Patience. “And he stayed yet other seven days.” This staying shows us that lie exercised patience, waiting God’s leisure till the flood should be taken away. This grace, therefore, has yet seven days’ work to do, before he obtained any further testimony that the waters were decreasing. O this staying work is hard work. Alas, sometimes patience is accompanied with so much heat and feverishness, that every hour seems seven until the end of the trial, and the blessing promised be possessed by the waiting soul. It may be, Noah might not be altogether herein a stranger. I am sure the psalmist was not, in that he often under affliction cries, But how long, O Lord; for ever? Make haste. O Lord, how long?
Love.
Love is the very quintessence of all the graces of the gospel.
Fear.
It seems to me as if this grace of fear was the darling grace, the grace that God sets his heart upon at the highest rate. As it were, he embraces and lays in his bosom the man that hath and grows strong in this grace of the fear of God.

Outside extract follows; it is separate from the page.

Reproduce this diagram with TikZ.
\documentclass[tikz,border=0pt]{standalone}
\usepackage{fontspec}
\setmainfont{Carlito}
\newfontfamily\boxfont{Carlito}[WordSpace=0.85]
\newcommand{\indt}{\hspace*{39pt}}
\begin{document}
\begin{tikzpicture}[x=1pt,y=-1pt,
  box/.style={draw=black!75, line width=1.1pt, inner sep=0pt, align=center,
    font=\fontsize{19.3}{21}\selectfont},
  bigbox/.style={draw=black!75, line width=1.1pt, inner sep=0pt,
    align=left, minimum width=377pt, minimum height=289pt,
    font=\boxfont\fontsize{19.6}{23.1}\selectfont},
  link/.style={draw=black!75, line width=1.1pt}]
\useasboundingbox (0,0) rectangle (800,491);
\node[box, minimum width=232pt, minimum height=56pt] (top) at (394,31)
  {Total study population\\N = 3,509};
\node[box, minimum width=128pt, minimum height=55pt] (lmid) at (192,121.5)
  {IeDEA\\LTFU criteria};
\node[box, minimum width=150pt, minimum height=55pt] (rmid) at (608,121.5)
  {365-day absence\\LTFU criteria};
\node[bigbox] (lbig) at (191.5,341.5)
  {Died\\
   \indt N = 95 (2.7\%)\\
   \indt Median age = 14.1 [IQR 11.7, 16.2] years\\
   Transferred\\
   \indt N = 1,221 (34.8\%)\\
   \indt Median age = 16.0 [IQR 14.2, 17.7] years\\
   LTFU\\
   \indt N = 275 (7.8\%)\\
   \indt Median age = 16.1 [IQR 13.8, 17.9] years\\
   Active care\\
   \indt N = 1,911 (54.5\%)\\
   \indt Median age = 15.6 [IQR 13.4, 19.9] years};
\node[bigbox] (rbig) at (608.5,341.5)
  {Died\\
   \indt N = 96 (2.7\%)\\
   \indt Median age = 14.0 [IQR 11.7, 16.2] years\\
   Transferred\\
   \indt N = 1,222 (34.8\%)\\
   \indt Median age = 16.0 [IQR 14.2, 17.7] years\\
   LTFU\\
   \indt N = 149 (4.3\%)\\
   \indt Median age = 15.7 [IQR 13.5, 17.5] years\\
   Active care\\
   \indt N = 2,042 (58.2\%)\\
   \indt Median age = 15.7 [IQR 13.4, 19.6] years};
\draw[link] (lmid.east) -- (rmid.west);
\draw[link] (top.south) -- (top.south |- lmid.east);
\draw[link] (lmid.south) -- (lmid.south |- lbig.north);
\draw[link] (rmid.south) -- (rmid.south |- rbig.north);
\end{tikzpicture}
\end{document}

This grace of fear is the softest and most tender of God’s honor of all the graces. It is that tender, sensible, and trembling grace, that keepeth the soul upon its continual watch. To keep a good watch is, you know, a wonderful safety to a place that is in continual danger because of the enemy. Why, this is the grace that setteth the watch, and that keepeth the watchman awake.
A man cannot watch as he should, if he be destitute of fear: let him be confident, and he sleeps; he unadvisedly lets into the garrison those that should not come there.
This fear of the Lord is the pulse of the soul; and as some pulses heat stronger, some weaker, so is this grace of fear in the soul. They that beat best are a sign of best life; but they that beat worst, show that life is present. As long as the pulse beats, we count not that the man is dead, though weak; and this fear, where it is, preserves to everlasting life. Pulses there are also that are intermitting; to wit, such as have their times of beating for a little, a little time to stop, and beat again: true, these are dangerous pulses, which, nevertheless, are a sign of life. This fear of God also is sometimes like this intermitting pulse; there are times when it forbears to work, and then it works again. David had an intermitting pulse; Peter had an intermitting pulse, as also many other of the saints of God. I call that an intermitting pulse, with reference to the fear we speak of, when there is some obstruction by the workings of corruption in the soul: I say, some obstruction from and hinderance of the continual motion of this fear of God; yet none of these—though they are various, and some of them signs of weakness—are signs of death, but life. “I will put my fear in their heart, and they shall not depart from me.”
Where the fear of the Lord and sin are, it will be with the soul as it was with Israel when Amri and Tibni strove to reign among them both at once. One of them must be put to death, they cannot live together. Sin must down, for the fear of the Lord begetteth in the soul a hatred against it, an abhorrence of it; therefore sin must die, that is, as to the affections and lusts of it.